Getting tough on illegal immigration has been President Donald Trump’s signature issue.
In 2017, the administration began to require that U.S. immigration officials be granted access to jails and that U.S. Immigration and Customs Enforcement (ICE) be provided advance notice before local authorities release an illegal alien wanted by ICE.
Almost immediately, states and cities that harbor illegal aliens began to resist the directive.
In the case at hand, two Rhode Island municipalities, Providence and Central Falls, sued the federal government after the U.S. Department of Justice (DOJ) withheld grants under the Edward Byrne Memorial Justice Assistance Grant (JAG) Program. The program, created by Congress in 2005, is named after a New York police officer killed in the line of duty in 1988 at the age of 22.
The grants are distributed based on, among other factors, the recipient jurisdiction’s population and violent crime rates.

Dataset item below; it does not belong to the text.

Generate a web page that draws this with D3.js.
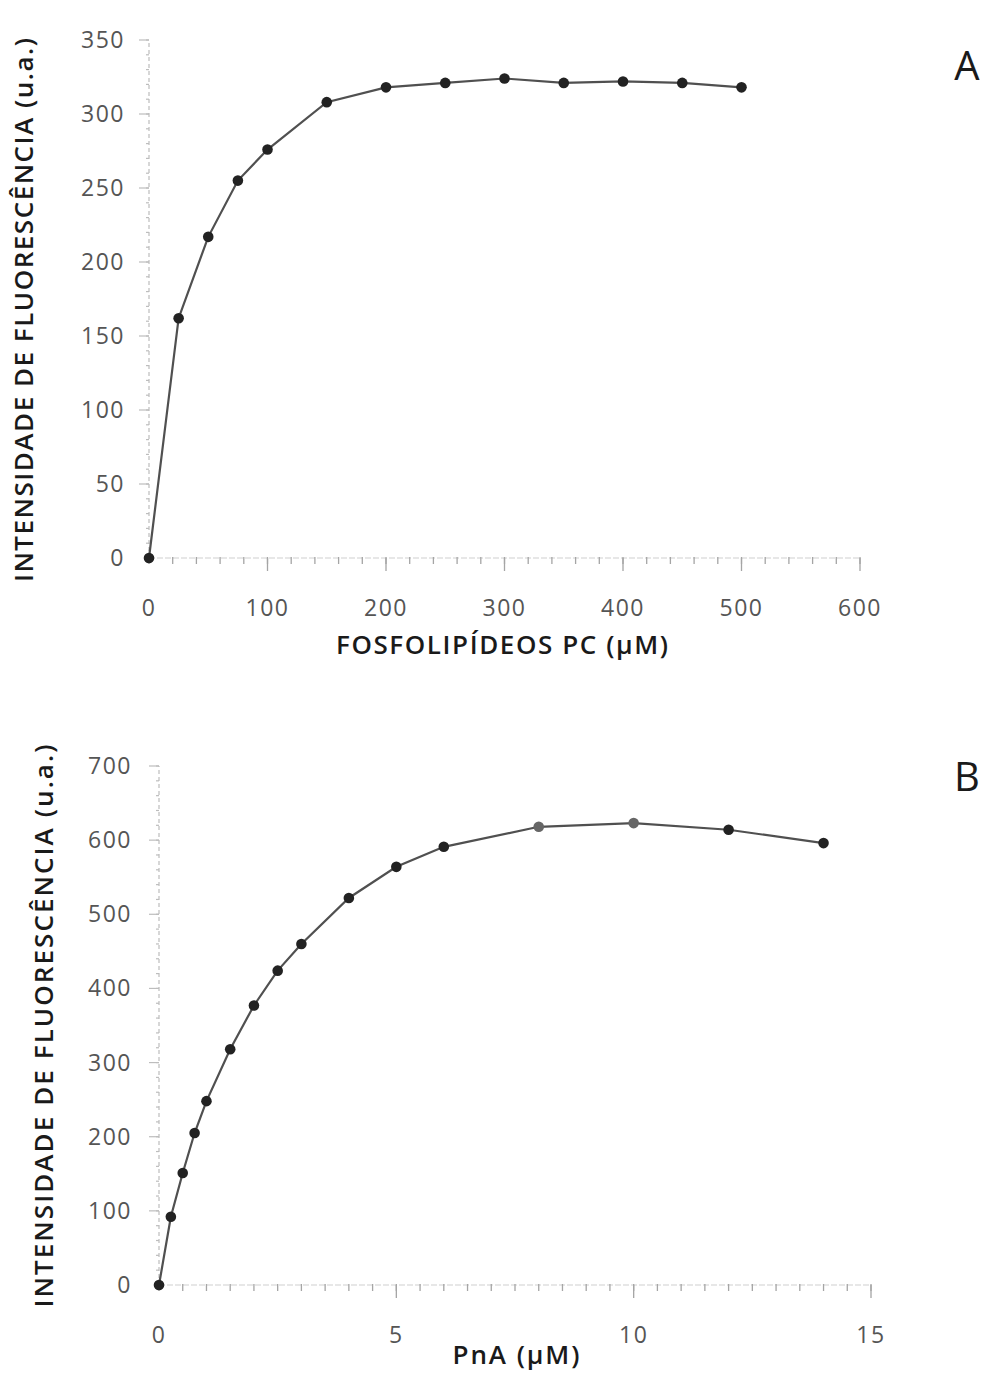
<!DOCTYPE html>
<html>
<head>
<meta charset="utf-8">
<script src="https://cdn.jsdelivr.net/npm/d3@7"></script>
<style>
  html, body { margin: 0; padding: 0; background: #fff; }
  svg { display: block; }
  text { font-family: "Open Sans", "DejaVu Sans", sans-serif; }
</style>
</head>
<body>
<svg id="chart" width="983" height="1373"></svg>
<script>
// ---------- Data ----------
// Panel A: fluorescence vs phospholipid PC concentration
const pcConc = [0, 25, 50, 75, 100, 150, 200, 250, 300, 350, 400, 450, 500];
const pcFluor = [0, 162, 217, 255, 276, 308, 318, 321, 324, 321, 322, 321, 318];
const pcXTicks = [0, 100, 200, 300, 400, 500, 600];
const pcYTicks = [0, 50, 100, 150, 200, 250, 300, 350];

// Panel B: fluorescence vs PnA concentration
const pnaConc = [0, 0.25, 0.5, 0.75, 1, 1.5, 2, 2.5, 3, 4, 5, 6, 8, 10, 12, 14];
const pnaFluor = [0, 92, 151, 205, 248, 318, 377, 424, 460, 522, 564, 591, 618, 623, 614, 596];
const pnaErr   = [0, 0, 0, 0, 0, 0, 0, 0, 0, 0, 0, 0, 6, 6, 0, 0];
const pnaXTicks = [0, 5, 10, 15];
const pnaYTicks = [0, 100, 200, 300, 400, 500, 600, 700];

const yTitle = "INTENSIDADE DE FLUORESCÊNCIA (u.a.)";
const xTitleA = "FOSFOLIPÍDEOS PC (µM)";
const xTitleB = "PnA (µM)";

const svg = d3.select("#chart");

function panel(cfg) {
  const x = d3.scaleLinear().domain(cfg.xDomain).range(cfg.xRange);
  const y = d3.scaleLinear().domain(cfg.yDomain).range(cfg.yRange);
  const g = svg.append("g");

  // x axis line
  g.append("line")
    .attr("x1", x(cfg.xDomain[0])).attr("x2", x(cfg.xDomain[1]))
    .attr("y1", y(0)).attr("y2", y(0))
    .attr("stroke", "#cfcfcf").attr("stroke-width", 1.2)
    .attr("stroke-dasharray", "6,2");
  // y axis line (dashed, faint)
  g.append("line")
    .attr("x1", x(0)).attr("x2", x(0))
    .attr("y1", y(cfg.yDomain[0])).attr("y2", y(cfg.yDomain[1]))
    .attr("stroke", "#bdbdbd").attr("stroke-width", 1.2)
    .attr("stroke-dasharray", "4,3");

  // x minor ticks
  const xMinor = d3.range(cfg.xDomain[0], cfg.xDomain[1] + 1e-9, cfg.xMinorStep);
  g.selectAll(".xminor").data(xMinor).join("line")
    .attr("x1", d => x(d)).attr("x2", d => x(d))
    .attr("y1", y(0) - 1).attr("y2", y(0) + 6)
    .attr("stroke", "#a5a5a5").attr("stroke-width", 1.3);
  // x major ticks
  g.selectAll(".xmajor").data(cfg.xTicks.filter(d => d !== 0)).join("line")
    .attr("x1", d => x(d)).attr("x2", d => x(d))
    .attr("y1", y(0)).attr("y2", y(0) + 13)
    .attr("stroke", "#a5a5a5").attr("stroke-width", 1.3);
  // y minor ticks
  const yMinor = d3.range(cfg.yDomain[0], cfg.yDomain[1] + 1e-9, cfg.yMinorStep);
  g.selectAll(".yminor").data(yMinor).join("line")
    .attr("x1", x(0) - 3).attr("x2", x(0))
    .attr("y1", d => y(d)).attr("y2", d => y(d))
    .attr("stroke", "#bdbdbd").attr("stroke-width", 1.2);
  g.selectAll(".ymajor").data(cfg.yTicks.filter(d => d !== 0)).join("line")
    .attr("x1", x(0) - 10).attr("x2", x(0))
    .attr("y1", d => y(d)).attr("y2", d => y(d))
    .attr("stroke", "#bdbdbd").attr("stroke-width", 1.2);

  // tick labels
  g.selectAll(".xlab").data(cfg.xTicks).join("text")
    .attr("x", d => x(d)).attr("y", y(0) + cfg.xLabOffset)
    .attr("text-anchor", "middle")
    .attr("font-family", "DejaVu Sans").attr("letter-spacing", 1.5)
    .attr("font-size", 23).attr("fill", "#555")
    .text(d => d);
  g.selectAll(".ylab").data(cfg.yTicks).join("text")
    .attr("x", x(0) - cfg.yLabOffset).attr("y", d => y(d) + 8)
    .attr("text-anchor", "end")
    .attr("font-family", "DejaVu Sans").attr("letter-spacing", 1.5)
    .attr("font-size", 23).attr("fill", "#555")
    .text(d => d);

  // axis titles
  g.append("text")
    .attr("x", cfg.xTitlePos[0]).attr("y", cfg.xTitlePos[1])
    .attr("text-anchor", "middle")
    .attr("font-size", 26).attr("font-weight", 600).attr("fill", "#1a1a1a")
    .attr("textLength", cfg.xTitleLen).attr("lengthAdjust", "spacing")
    .text(cfg.xTitle);
  g.append("text")
    .attr("transform", `translate(${cfg.yTitlePos[0]},${cfg.yTitlePos[1]}) rotate(-90)`)
    .attr("text-anchor", "middle")
    .attr("font-size", 26).attr("font-weight", 600).attr("fill", "#1a1a1a")
    .attr("textLength", cfg.yTitleLen).attr("lengthAdjust", "spacing")
    .text(yTitle);

  // panel letter
  g.append("text")
    .attr("x", cfg.letterPos[0]).attr("y", cfg.letterPos[1])
    .attr("text-anchor", "middle")
    .attr("font-size", 40).attr("fill", "#1a1a1a")
    .text(cfg.letter);

  // data line & markers
  const pts = cfg.xs.map((v, i) => ({x: v, y: cfg.ys[i], e: cfg.errs ? cfg.errs[i] : 0}));
  g.append("path")
    .datum(pts)
    .attr("fill", "none").attr("stroke", "#505050").attr("stroke-width", 2.2)
    .attr("d", d3.line().x(d => x(d.x)).y(d => y(d.y)));
  // error bars
  g.selectAll(".err").data(pts.filter(d => d.e > 0)).join("line")
    .attr("x1", d => x(d.x)).attr("x2", d => x(d.x))
    .attr("y1", d => y(d.y - d.e)).attr("y2", d => y(d.y + d.e))
    .attr("stroke", "#888").attr("stroke-width", 2);
  g.selectAll(".pt").data(pts).join("circle")
    .attr("cx", d => x(d.x)).attr("cy", d => y(d.y))
    .attr("r", 5.3).attr("fill", d => d.e > 0 ? "#666" : "#222");
}

panel({
  xDomain: [0, 600], xRange: [149, 860],
  yDomain: [0, 350], yRange: [558, 40],
  xTicks: pcXTicks, yTicks: pcYTicks,
  xMinorStep: 20, yMinorStep: 10,
  xLabOffset: 58, yLabOffset: 24,
  xTitle: xTitleA, xTitlePos: [502, 654], xTitleLen: 332,
  yTitlePos: [33, 310], yTitleLen: 544,
  letter: "A", letterPos: [967, 80],
  xs: pcConc, ys: pcFluor
});

panel({
  xDomain: [0, 15], xRange: [159, 871],
  yDomain: [0, 700], yRange: [1285, 766],
  xTicks: pnaXTicks, yTicks: pnaYTicks,
  xMinorStep: 0.5, yMinorStep: 20,
  xLabOffset: 58, yLabOffset: 27,
  xTitle: xTitleB, xTitlePos: [516, 1364], xTitleLen: 127,
  yTitlePos: [53, 1026], yTitleLen: 563,
  letter: "B", letterPos: [967, 791],
  xs: pnaConc, ys: pnaFluor, errs: pnaErr
});
</script>
</body>
</html>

The ruling by the Boston-based 1st Circuit Court of Appeals in the case known as City of Providence v. Barr came March 24. Former U.S. Supreme Court Associate Justice David Souter participated in the decision, ruling against the Trump administration. Former justices are allowed to sit on federal courts of appeals after leaving the Supreme Court.
In this case, the U.S. district court that first heard the lawsuit sided with the two municipalities, and the DOJ appealed.

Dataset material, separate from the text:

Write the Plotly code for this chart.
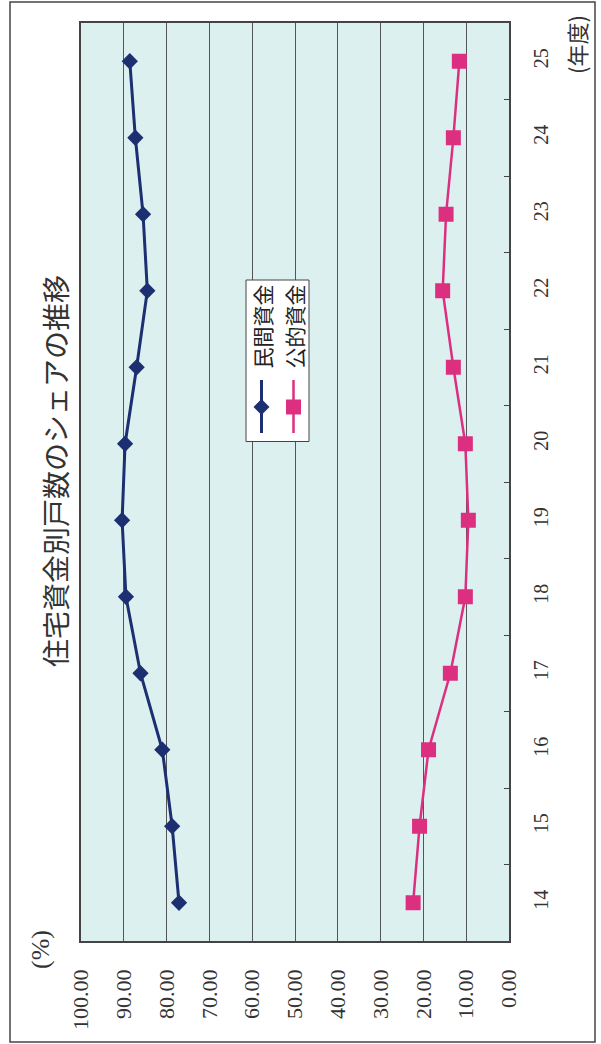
import plotly.graph_objects as go

# Fiscal years (平成) and share of housing units by funding source (%)
years = ["14", "15", "16", "17", "18", "19", "20", "21", "22", "23", "24", "25"]
private_share = [77.1, 78.7, 81.0, 86.1, 89.5, 90.4, 89.7, 87.0, 84.5, 85.5, 87.3, 88.6]
public_share = [22.4, 20.9, 18.8, 13.7, 10.2, 9.5, 10.2, 13.0, 15.5, 14.7, 13.0, 11.6]
series_names = ["民間資金", "公的資金"]
value_ticks = [0, 10, 20, 30, 40, 50, 60, 70, 80, 90, 100]
value_tick_text = [f"{v:.2f}" for v in value_ticks]

title_text = "住宅資金別戸数のシェアの推移"
unit_value = "(%)"
unit_year = "(年度)"

NAVY = "#1c2f70"
PINK = "#dc2f80"
GRID = "#555555"
SERIF = "Liberation Serif, DejaVu Serif, serif"
CJK = "Noto Sans CJK JP, Noto Sans CJK SC, sans-serif"

W, H = 601, 1044
ML, MR, MT, MB = 81, 92, 23, 103
PL, PR, PT, PB = ML, W - MR, MT, H - MB


def fx(px):
    return (px - PL) / (PR - PL)


def fy(py):
    return (PB - py) / (PB - PT)


fig = go.Figure()

# The chart is laid out sideways: value axis runs along the bottom (100 -> 0),
# the fiscal-year axis runs up the right-hand side.
fig.add_trace(go.Scatter(
    x=private_share, y=years, name=series_names[0], mode="lines+markers",
    line=dict(color=NAVY, width=3),
    marker=dict(symbol="diamond", size=12.5, color=NAVY),
    showlegend=False, cliponaxis=False,
))
fig.add_trace(go.Scatter(
    x=public_share, y=years, name=series_names[1], mode="lines+markers",
    line=dict(color=PINK, width=2.5),
    marker=dict(symbol="square", size=15, color=PINK),
    showlegend=False, cliponaxis=False,
))

shapes = []
# outer frame
shapes.append(dict(type="rect", xref="paper", yref="paper",
                   x0=fx(10), x1=fx(595), y0=fy(1042), y1=fy(2),
                   line=dict(color="#444", width=1.5), layer="below"))

# rotated legend box
shapes.append(dict(type="rect", xref="paper", yref="paper",
                   x0=fx(246), x1=fx(309), y0=fy(441.5), y1=fy(280),
                   fillcolor="white", line=dict(color="#444", width=1), layer="above"))


def key_line(cx, color, width):
    return dict(type="line", xref="paper", yref="paper",
                x0=fx(cx), x1=fx(cx), y0=fy(433), y1=fy(380),
                line=dict(color=color, width=width), layer="above")


def key_diamond(cx, cy, r, color):
    pts = [(cx, cy - r), (cx + r, cy), (cx, cy + r), (cx - r, cy)]
    path = "M " + " L ".join(f"{fx(a):.5f},{fy(b):.5f}" for a, b in pts) + " Z"
    return dict(type="path", xref="paper", yref="paper", path=path,
                fillcolor=color, line=dict(color=color, width=0), layer="above")


def key_square(cx, cy, r, color):
    return dict(type="rect", xref="paper", yref="paper",
                x0=fx(cx - r), x1=fx(cx + r), y0=fy(cy + r), y1=fy(cy - r),
                fillcolor=color, line=dict(color=color, width=0), layer="above")


shapes += [
    key_line(261.5, NAVY, 3), key_diamond(261.5, 407, 8, NAVY),
    key_line(293.5, PINK, 2.5), key_square(293.5, 407, 7.5, PINK),
]


def rotated_label(text, px, py, family, size, color="#333"):
    return dict(text=text, xref="paper", yref="paper", x=fx(px), y=fy(py),
                xanchor="center", yanchor="middle", textangle=-90, showarrow=False,
                font=dict(family=family, size=size, color=color))


annotations = [
    rotated_label(title_text, 55, 471, CJK, 28),
    rotated_label(unit_year, 576, 45, CJK, 22),
    rotated_label(unit_value, 40, 950, SERIF, 26),
    rotated_label(series_names[0], 261.5, 327, CJK, 21, "#222"),
    rotated_label(series_names[1], 293.5, 327, CJK, 21, "#222"),
]

fig.update_layout(
    width=W, height=H,
    margin=dict(l=ML, r=MR, t=MT, b=MB),
    paper_bgcolor="white",
    plot_bgcolor="#dcf0f0",
    shapes=shapes,
    annotations=annotations,
    xaxis=dict(
        range=[100, 0], tickmode="array", tickvals=value_ticks, ticktext=value_tick_text,
        tickangle=-90, ticks="", showgrid=True, gridcolor=GRID, gridwidth=1,
        zeroline=False, showline=True, mirror=True, linecolor="#444", linewidth=1.5,
        tickfont=dict(family=SERIF, size=22, color="#333"), ticklabelstandoff=18,
        fixedrange=True,
    ),
    yaxis=dict(
        type="category", categoryorder="array", categoryarray=years,
        range=[-0.5, len(years) - 0.5],
        side="right", tickangle=-90, tickson="boundaries", ticks="inside",
        ticklen=5, tickcolor="#444", showgrid=False, zeroline=False,
        showline=True, mirror=True, linecolor="#444", linewidth=1.5,
        tickfont=dict(family=SERIF, size=20, color="#333"), ticklabelstandoff=13,
        fixedrange=True,
    ),
)

fig.write_html("out.html")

The 1st Circuit opinion, written by Judge Bruce Selya, mocked the DOJ for its “kitchen-sink-full of clever legal arguments,” ruling that the agency “lacked the authority to impose the challenged conditions.”

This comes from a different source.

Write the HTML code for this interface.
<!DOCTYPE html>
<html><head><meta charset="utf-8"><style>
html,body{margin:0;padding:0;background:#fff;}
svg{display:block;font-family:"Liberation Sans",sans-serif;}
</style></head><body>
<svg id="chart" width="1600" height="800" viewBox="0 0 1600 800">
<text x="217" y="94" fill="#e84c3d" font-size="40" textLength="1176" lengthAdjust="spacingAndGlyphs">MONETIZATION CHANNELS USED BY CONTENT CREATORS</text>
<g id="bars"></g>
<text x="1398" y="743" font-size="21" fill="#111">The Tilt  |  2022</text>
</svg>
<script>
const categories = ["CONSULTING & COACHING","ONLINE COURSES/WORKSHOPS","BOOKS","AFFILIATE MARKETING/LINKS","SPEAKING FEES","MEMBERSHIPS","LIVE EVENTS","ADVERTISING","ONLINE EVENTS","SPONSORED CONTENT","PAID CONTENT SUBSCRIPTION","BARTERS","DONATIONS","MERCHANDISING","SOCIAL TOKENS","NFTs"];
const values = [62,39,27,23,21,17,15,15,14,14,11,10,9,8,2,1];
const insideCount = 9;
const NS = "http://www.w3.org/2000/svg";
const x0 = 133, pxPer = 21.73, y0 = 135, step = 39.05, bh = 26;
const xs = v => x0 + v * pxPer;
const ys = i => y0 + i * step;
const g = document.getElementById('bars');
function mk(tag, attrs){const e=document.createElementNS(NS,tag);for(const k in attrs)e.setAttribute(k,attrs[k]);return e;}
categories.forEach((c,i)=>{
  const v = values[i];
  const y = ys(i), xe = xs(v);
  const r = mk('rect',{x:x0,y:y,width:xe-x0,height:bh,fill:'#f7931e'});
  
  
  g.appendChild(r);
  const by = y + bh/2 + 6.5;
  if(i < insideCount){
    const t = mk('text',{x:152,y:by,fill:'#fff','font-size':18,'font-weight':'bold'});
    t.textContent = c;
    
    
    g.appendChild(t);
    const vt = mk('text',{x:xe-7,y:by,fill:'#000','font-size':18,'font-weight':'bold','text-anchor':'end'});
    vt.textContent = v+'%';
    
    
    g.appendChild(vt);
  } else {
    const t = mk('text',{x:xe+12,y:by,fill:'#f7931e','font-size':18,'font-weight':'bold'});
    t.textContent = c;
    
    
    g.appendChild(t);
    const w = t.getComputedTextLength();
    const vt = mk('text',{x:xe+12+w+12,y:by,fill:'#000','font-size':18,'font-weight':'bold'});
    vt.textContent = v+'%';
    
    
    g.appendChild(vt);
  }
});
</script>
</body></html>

“When the federal government deals with state and local governments, it must turn square corners. Here, the DOJ took an impermissible shortcut when it attempted to impose the challenged conditions on the Cities’ FY2017 Byrne JAG grants—conditions that Congress had not vested the DOJ with authority to impose,” the court stated.
The court noted that there is now what lawyers call a “circuit split” because the various circuits of the U.S. Court of Appeals don’t agree on how to handle this specific legal issue. Judges in the appeals courts for the 3rd, 7th, and 9th Circuits, have ruled against the Trump administration on this issue. The disagreement could eventually be resolved by the Supreme Court in the nation’s capital.
When oral arguments were heard, three courts of appeals “had refused to enforce some or all of the challenged conditions,” but between then and March 24, the 2nd Circuit upheld those challenged conditions, creating a circuit split, Selya wrote.
In the New York-based 2nd Circuit Court of Appeals’ unanimous ruling in favor of the administration, Judge Reena Raggi acknowledged that as issues, sanctuary jurisdictions and immigration enforcement have had a polarizing effect on society.
“The case implicates several of the most divisive issues confronting our country and, consequently, filling daily news headlines: national immigration policy, the enforcement of immigration laws, the status of illegal aliens in this country, and the ability of States and localities to adopt policies on such matters contrary to, or at odds with, those of the federal government.”
At the same time, Raggi rejected the sanctuary states’ argument that attaching conditions to federal grants unconstitutionally “intrude[s] on powers reserved to the States.” At that time, a DOJ spokesman praised the decision, saying it “rightfully recognizes the lawful authority of the Attorney General to ensure that Department of Justice grant recipients are not at the same time thwarting federal law enforcement priorities.”
“DOJ declines comment,” Alexei Woltornist, a public affairs officer for the department, said via email, in response to a request for comment by The Epoch Times.